Diese Aufregung ist total albern. Die ungedeckten Leerverkäufe waren verboten, dann hat sie die Bundesregierung im nationalen Alleingang erlaubt, um damit den Nachbarn Konkurrenz zu machen und Marktanteile an die deutschen Börsen zu holen. Nun haben sie sie wieder verboten, und jetzt ist das angeblich der Untergang des Finanzmarktabendlandes. Dass Deutschland hier mal ausnahmsweise vorangeht, ist erfreulich. Jetzt ginge es darum, dafür zu werben, dass das verallgemeinert wird.
Sehen Sie Chancen, dass auf dem G20-Gipfel globale Regulierungen beschlossen werden?
Mit der amerikanischen Regierung gibt es bei wichtigen Fragen Übereinstimmung, und in vielen Bereichen sind Deutschland, Frankreich und Großbritannien konservativer als die USA. Deshalb darf man sich jetzt vor allem nicht die Lüge auftischen lassen, dass wir hier die großen Regulierer seien, und die Amerikaner die Fetischisten des freien Marktes. Gerade wenn es um Großkonzerne geht, gibt es in Amerika eine starke Tradition des Antimonopolismus. Den Plan, eine strikte Trennung zwischen Geschäftsbanken und Investmentbanken durchzusetzen, traut sich hier niemand zu verfolgen, denn das wäre etwa das Ende der Deutschen Bank.

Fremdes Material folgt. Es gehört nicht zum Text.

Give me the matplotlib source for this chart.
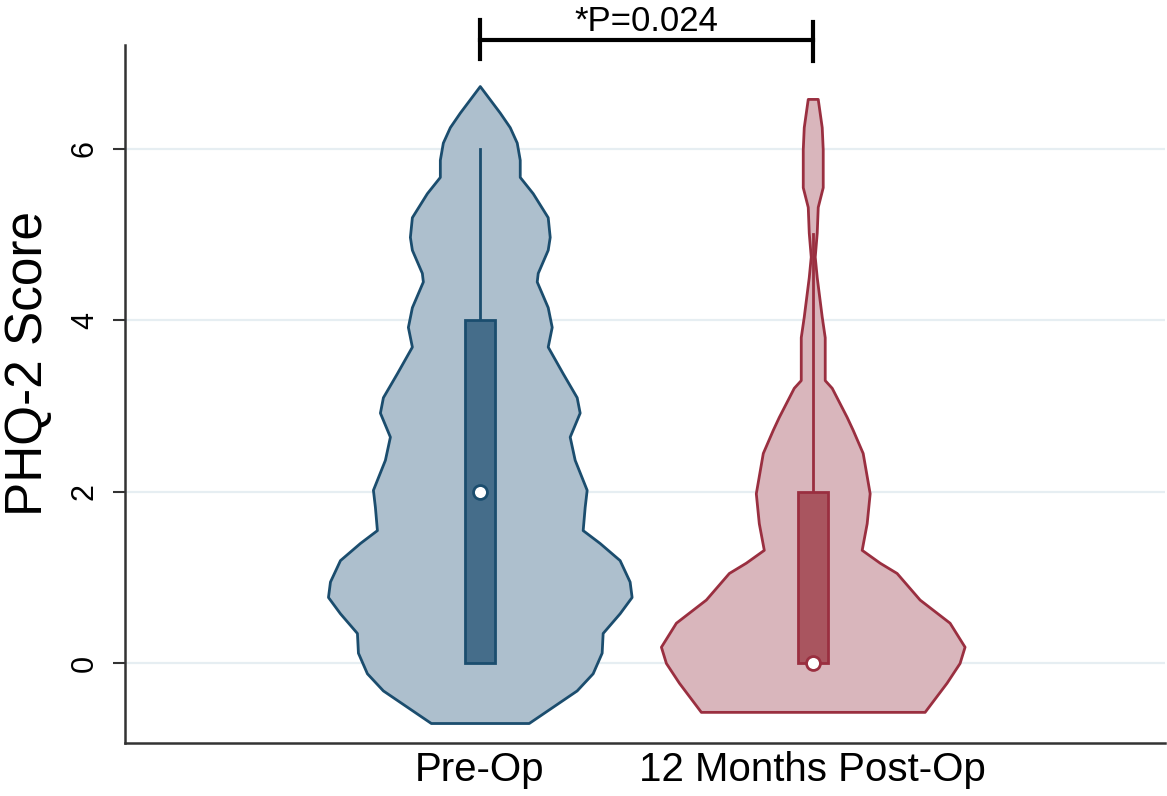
import numpy as np
import matplotlib
matplotlib.use("Agg")
import matplotlib.pyplot as plt
from matplotlib.patches import Rectangle

plt.rcParams['font.family'] = ['Liberation Sans', 'DejaVu Sans']

groups = ["Pre-Op", "12 Months Post-Op"]

# violin outlines: score value and half width (category units)
pre_y = [-0.70, -0.32, -0.12, 0.12, 0.35, 0.58, 0.77, 0.95, 1.20, 1.40, 1.55, 1.82, 2.02,
         2.37, 2.64, 2.92, 3.10, 3.38, 3.69, 3.92, 4.15, 4.45, 4.55, 4.82, 4.97,
         5.20, 5.48, 5.67, 5.87, 6.07, 6.25, 6.42, 6.73]
pre_hw = [0.147, 0.291, 0.339, 0.366, 0.369, 0.420, 0.456, 0.450, 0.420, 0.360, 0.309, 0.315, 0.321,
          0.285, 0.270, 0.300, 0.291, 0.249, 0.204, 0.216, 0.204, 0.171, 0.174, 0.204, 0.210,
          0.204, 0.159, 0.120, 0.120, 0.111, 0.090, 0.060, 0.0]
post_y = [-0.57, -0.23, 0.00, 0.19, 0.47, 0.74, 1.05, 1.17, 1.32, 1.63, 1.98, 2.45,
          2.72, 2.87, 3.21, 3.30, 3.80, 4.04, 4.50, 4.74, 5.02, 5.32, 5.55, 5.99,
          6.25, 6.58]
post_hw = [0.336, 0.402, 0.441, 0.456, 0.411, 0.321, 0.252, 0.201, 0.147, 0.162, 0.171, 0.150,
           0.120, 0.102, 0.057, 0.036, 0.036, 0.027, 0.012, 0.006, 0.012, 0.015, 0.030, 0.030,
           0.027, 0.015]

# box plot summaries
q1 = [0, 0]
median = [2, 0]
q3 = [4, 2]
whisk_hi = [6, 5]

p_text = "*P=0.024"

fills = ["#adbfcd", "#d9b6bc"]
edges = ["#1b4d6e", "#9a2f40"]
box_fills = ["#456d8a", "#a9555f"]

fig = plt.figure(figsize=(11.67, 7.96), dpi=100)
ax = fig.add_axes([0.107, 0.0666, 0.891, 0.877])

for g in [0, 2, 4, 6]:
    ax.axhline(g, color="#e6eef2", lw=1.6, zorder=0)

outlines = [(pre_y, pre_hw), (post_y, post_hw)]
for i, (yy, hw) in enumerate(outlines):
    c = i + 1
    yy = np.array(yy)
    hw = np.array(hw)
    ax.fill_betweenx(yy, c - hw, c + hw, facecolor=fills[i], edgecolor=edges[i],
                     lw=2, zorder=2)
    ax.plot([c, c], [q3[i], whisk_hi[i]], color=edges[i], lw=2, zorder=3)
    ax.add_patch(Rectangle((c - 0.045, q1[i]), 0.09, q3[i] - q1[i],
                           facecolor=box_fills[i], edgecolor=edges[i], lw=2, zorder=4))
    ax.plot(c, median[i], 'o', ms=10, mfc="white", mec=edges[i], mew=2, zorder=5)

ax.set_xlim(-0.066, 3.057)
ax.set_ylim(-0.933, 7.21)
ax.set_xticks([1, 2])
ax.set_xticklabels(groups, fontsize=29)
ax.tick_params(axis='x', length=0, pad=6)
ax.set_yticks([0, 2, 4, 6])
ax.set_yticklabels(["0", "2", "4", "6"], fontsize=22, rotation=90, va='center')
ax.tick_params(axis='y', length=9, width=1.5, color="#333333", pad=9)
ax.set_ylabel("PHQ-2 Score", fontsize=37)
ax.yaxis.set_label_coords(-0.069, 0.544)

for s in ["top", "right"]:
    ax.spines[s].set_visible(False)
for s in ["left", "bottom"]:
    ax.spines[s].set_color("#333333")
    ax.spines[s].set_linewidth(1.8)

# significance bracket
yb = 7.27
ax.plot([1, 2], [yb, yb], color="black", lw=3, clip_on=False)
ax.plot([1, 1], [7.04, 7.50], color="black", lw=3, clip_on=False)
ax.plot([2, 2], [7.02, 7.48], color="black", lw=3, clip_on=False)
ax.text(1.5, 7.37, p_text, ha='center', va='baseline', fontsize=25)

fig.savefig("out.png", dpi=100)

Von der Europäischen Kommission hört man wenig in der Krise, die Stimmen der einzelnen Regierungen sind lauter. Woran liegt das? An einer Lähmung der Kommission?
Nein, der zuständige Kommissar Michel Barnier ist sehr entschlossen. Die Mitgliedsländer sind das Hauptproblem. Ein Problem ist auch, dass das Ganze außerhalb der Wirtschaftsmedien niemanden interessiert. In Europa werden gerade 30 verschiedene Gesetzesprojekte behandelt, die mir den Schlaf rauben, und das nimmt hier so gut wie niemand wahr – auch nicht die so­zialen Bewegungen. Das ist sehr bitter, denn dann kümmern sich darum allein die Finanzlobbys.
Ist das ein Problem der Komplexität der Finanzmärkte und dieser Gesetzesvorhaben?
Einerseits ja, aber die Frage etwa, ob man die Deutsche Bank aufspaltet, ist nicht komplex. Das ist eine Entscheidung, die man einfach treffen muss. Andere Dinge sind sehr komplex, und darum ist es auch wichtig, dass Organisationen Gelder bekommen, die Lobbyarbeit etwa im Sinne des Verbraucherschutzes betreiben.